Syracuse Northwestern Railroad

Overview
- Locale: Woodard, north of Syracuse, New York to Haymarket Square
- Dates of operation: 1874–1875
- Successor: Syracuse, Phoenix and Oswego Railway later part of New York Central Railroad

Technical
- Track gauge: 4 ft 8+1⁄2 in (1,435 mm) standard gauge

= Syracuse Northwestern Railroad =

The Syracuse Northwestern Railroad was established in 1874 to construct a railroad from Woodard to Haymarket Square in Syracuse, New York. The company was consolidated under the Syracuse, Phoenix and Oswego Railroad in 1875 and was sold under a judgement in 1885 under the name Syracuse, Phoenix and Oswego Railway.

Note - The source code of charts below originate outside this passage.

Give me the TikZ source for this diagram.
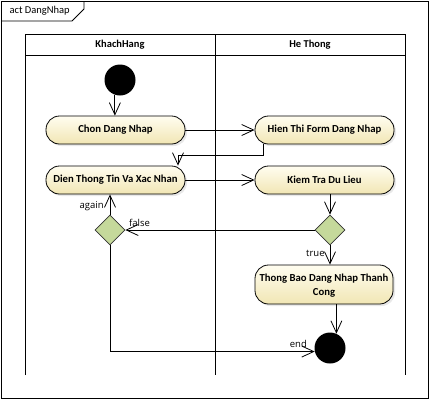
\documentclass[tikz,border=0pt]{standalone}
\usepackage{fontspec}
\setmainfont{Carlito}
\newfontfamily\lblfont{Open Sans}
\usetikzlibrary{arrows.meta,shapes.geometric,shadows}
\definecolor{boxtop}{HTML}{FFFDF0}
\definecolor{boxbot}{HTML}{F1E6B4}
\definecolor{dec}{HTML}{C5D99B}
\begin{document}
\begin{tikzpicture}[x=1pt,y=-1pt,
  act/.style={draw=black, line width=0.8pt, rectangle, rounded corners=13.5pt,
    top color=boxtop, bottom color=boxbot, minimum width=139pt, minimum height=28pt,
    inner sep=2pt, align=center, font=\acttext,
    drop shadow={opacity=0.18, shadow xshift=2pt, shadow yshift=-2pt}},
  acttxt/.style={inner sep=0pt, font=\acttext},
  decis/.style={draw=black!80, line width=0.7pt, diamond, fill=dec, minimum width=30pt,
    minimum height=30pt, inner sep=0pt},
  dot/.style={circle, fill=black, minimum size=31pt, inner sep=0pt},
  arr/.style={draw=black, line width=0.8pt, -{Straight Barb[length=12pt,width=11pt,line width=0.8pt]}},
  lbl/.style={font=\lblfont\fontsize{9.5}{11}\selectfont, inner sep=1pt},
  lane/.style={draw=black, line width=0.8pt},
  hdr/.style={font=\fontsize{10.5}{12}\selectfont\bfseries}
]
\def\acttext{\fontsize{10.7}{13}\selectfont\bfseries}
\useasboundingbox (0,0) rectangle (430,400);
% outer frame
\draw[line width=0.8pt] (1.5,1.5) rectangle (428,398);
\draw[line width=0.8pt] (1.5,21) -- (72,21) -- (84,9) -- (84,1.5);
\node[anchor=west, font=\fontsize{10.5}{12}\selectfont] (title) at (6,11) {act DangNhap};
% swimlanes
\draw[lane] (25,375) -- (25,34) -- (405,34) -- (405,375);
\draw[lane] (25,55) -- (405,55);
\draw[lane] (215,34) -- (215,375);
\node[hdr] (kh) at (120,45) {KhachHang};
\node[hdr] (ht) at (310,45) {He Thong};
% nodes
\node[dot] (init) at (120,80) {};
\node[act] (chon) at (115.5,130) {Chon Dang Nhap};
\node[act] (dien) at (115.5,180) {Dien Thong Tin Va Xac Nhan};
\node[act] (hien) at (324.5,130) {Hien Thi Form Dang Nhap};
\node[act] (kiem) at (324.5,180) {Kiem Tra Du Lieu};
\node[decis] (d1) at (110,230) {};
\node[decis] (d2) at (330,230) {};
\node[act, minimum width=138pt, minimum height=39pt] (tb) at (324,284.5) {};
\node[acttxt] (tb1) at (324,279) {Thong Bao Dang Nhap Thanh};
\node[acttxt] (tb2) at (324,292.5) {Cong};
\node[dot] (fin) at (330,348) {};
% edges
\draw[arr] (init.251) -- (init.251 |- chon.north);
\draw[arr] (chon) -- (hien);
\draw[arr] ([xshift=-61.5pt]hien.south) -- ++(0,-11pt) -| ([xshift=62.5pt]dien.north);
\draw[arr] (dien) -- (kiem);
\draw[arr] (d2.north |- kiem.south) -- (d2.north);
\draw[arr] (d2.west) -- node[lbl, pos=0.925, above=2pt] {false} (d1.east);
\draw[arr] (d1.north) -- node[lbl, pos=0.4, left=5pt] {again} (d1.north |- dien.south);
\draw[arr] (d2.south) -- node[lbl, pos=0.4, left=4pt] {true} (d2.south |- tb.north);
\draw[arr] (d1.south) |- node[lbl, pos=0.96, above=3pt] {end} (fin.193);
\draw[arr] (tb.south -| fin.66) -- (fin.66);
\end{tikzpicture}
\end{document}
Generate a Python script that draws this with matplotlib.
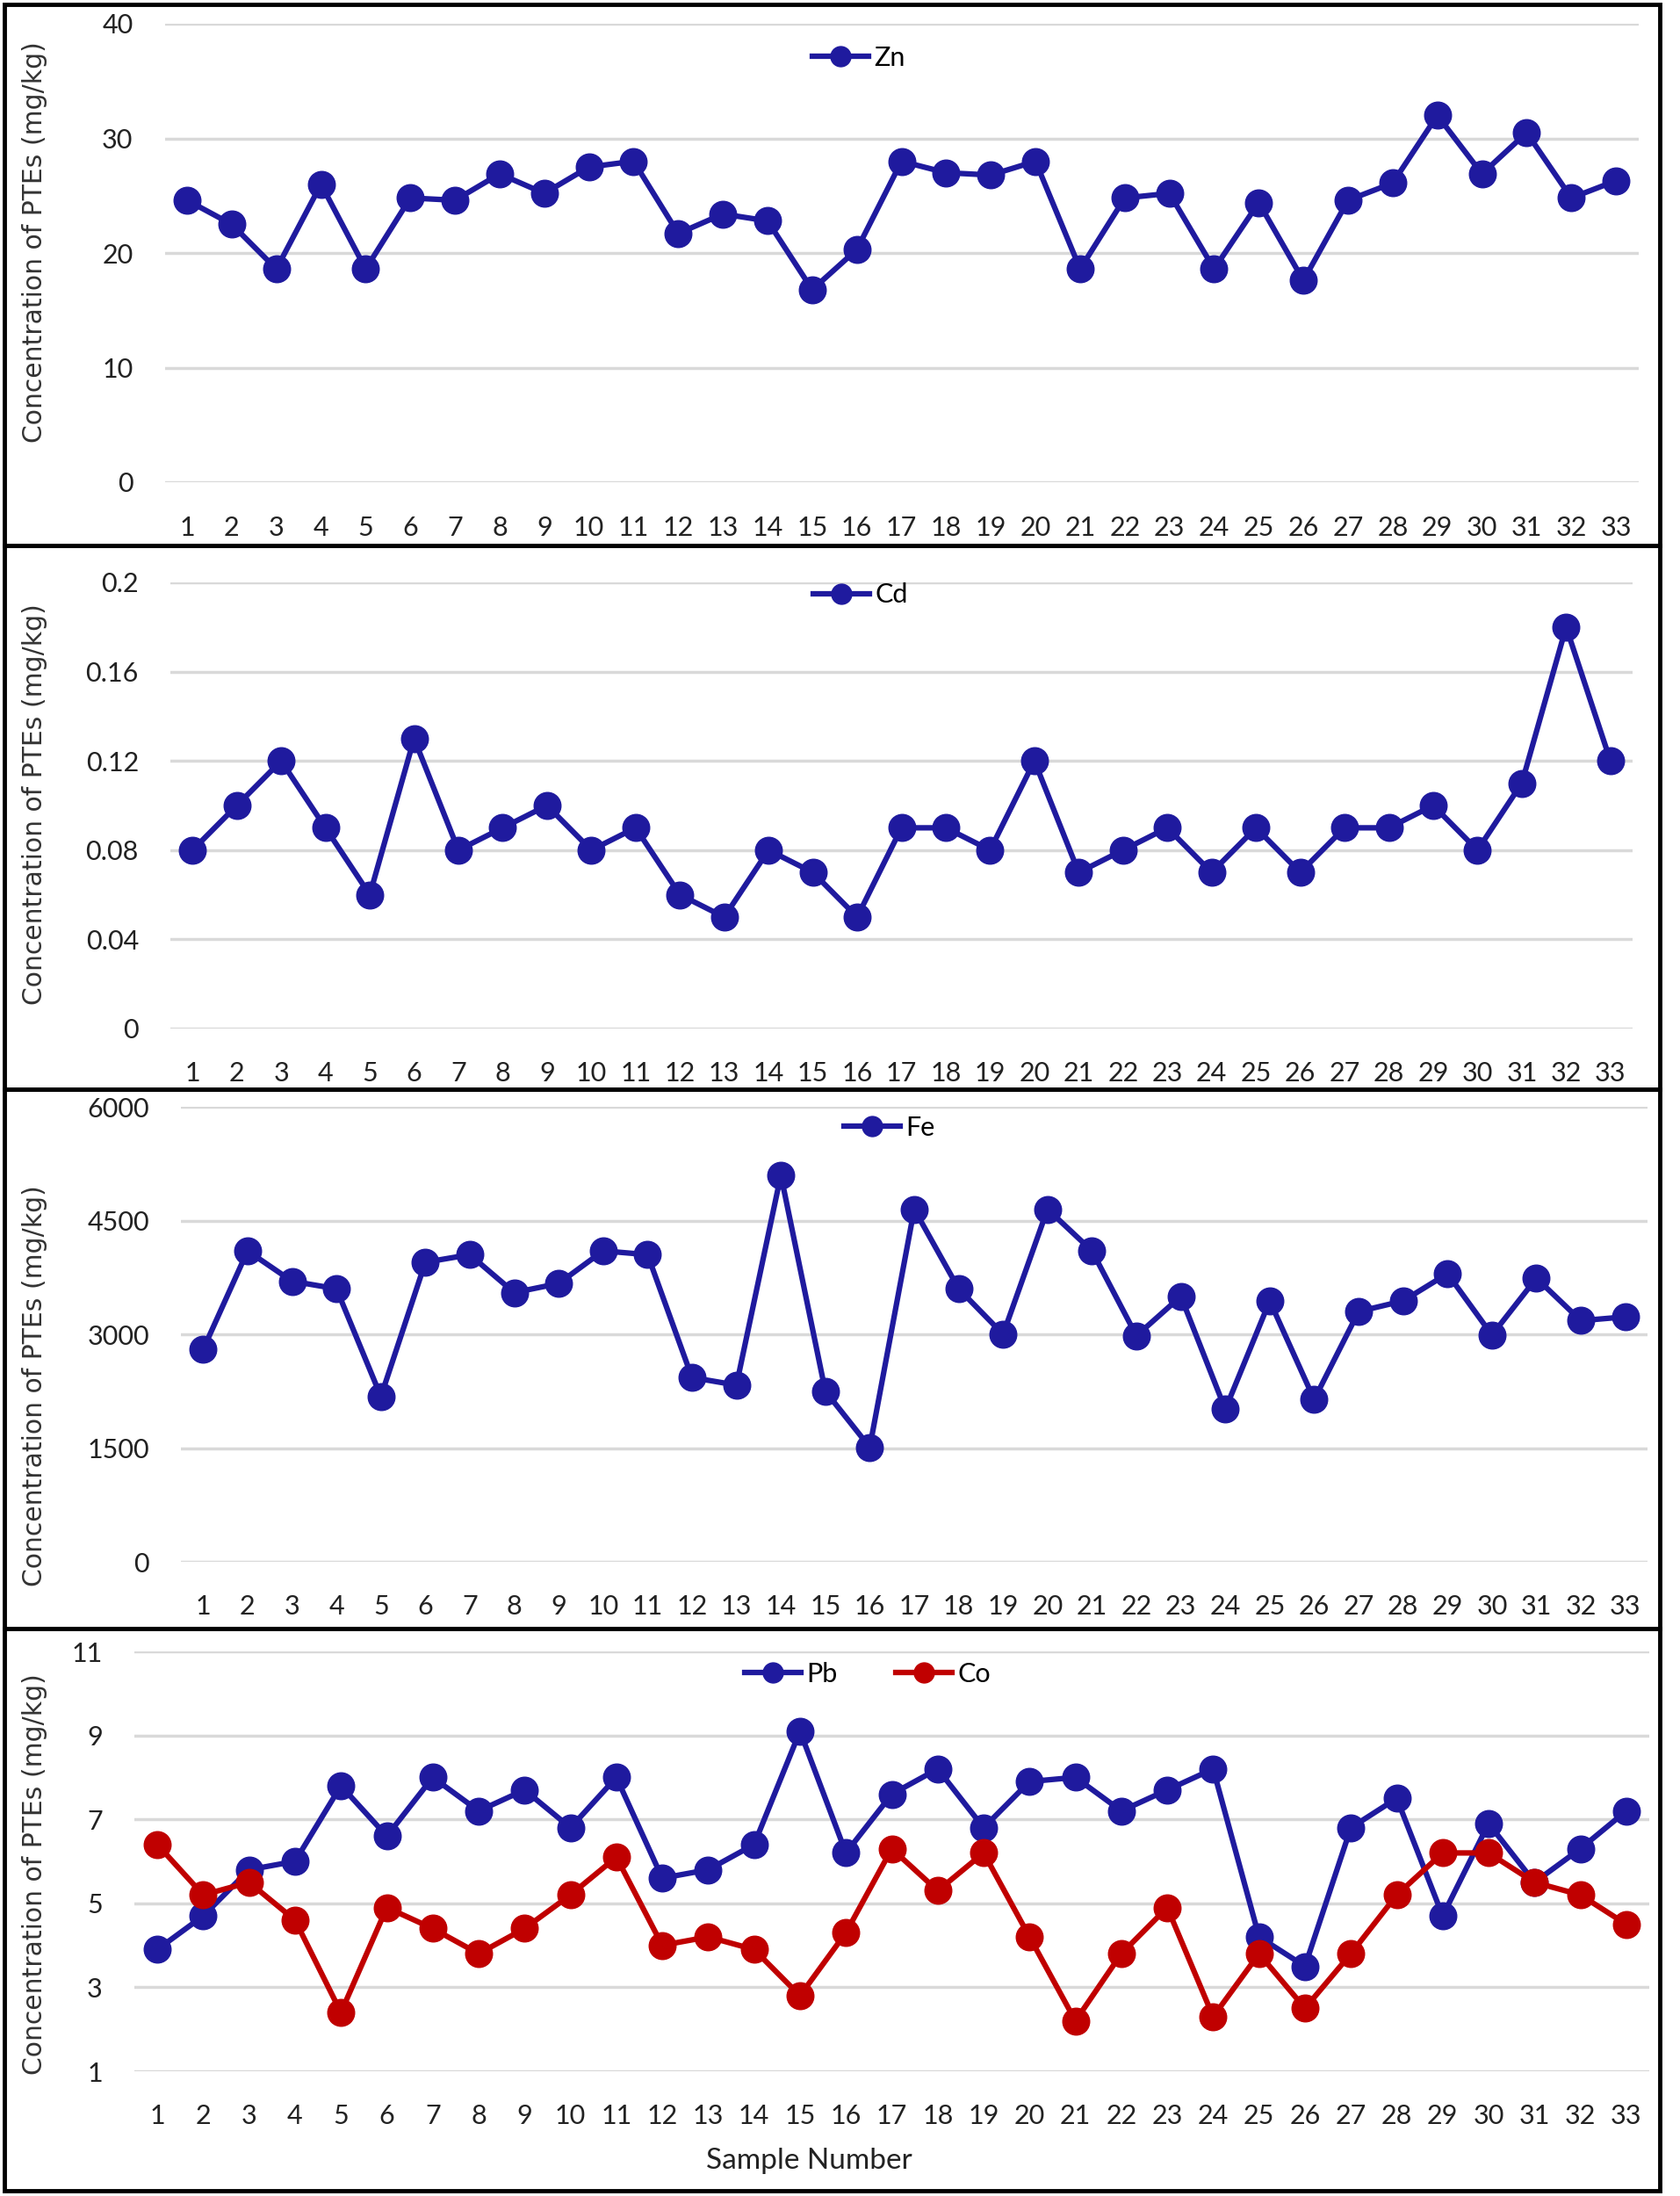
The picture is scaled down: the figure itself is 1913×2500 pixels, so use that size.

In 1889, the railroad line merged with Rome, Watertown and Ogdensburg Railroad until 1913, when the company became part of the New York Central and Hudson River Railroad which was renamed to New York Central Railroad in 1914.

==History==

The Syracuse Northwestern Railroad Company was chartered on September 19, 1874, to build from Woodard to Haymarket Square in Syracuse. The road consolidated under the Syracuse, Phoenix and Oswego Railroad on June 10, 1875, before the company could build any road.

===Syracuse, Phoenix and Oswego railroad===

Syracuse, Phoenix and Oswego Railroad was sold under a judgement of the New York Supreme Court on January 31, 1885, and reorganized without change of name on February 16, 1885, under Syracuse, Phoenix and Oswego Railway. The road opened on September 7, 1885, and leased to the Rome, Watertown and Ogdensburg Railroad (RW&ORR) on December 8, 1885.

===New York Central railroad===

In 1889, the railroad line merged with Rome, Watertown and Ogdensburg Railroad until 1913, when the company became part of the New York Central and Hudson River Railroad which was renamed to New York Central Railroad in 1914.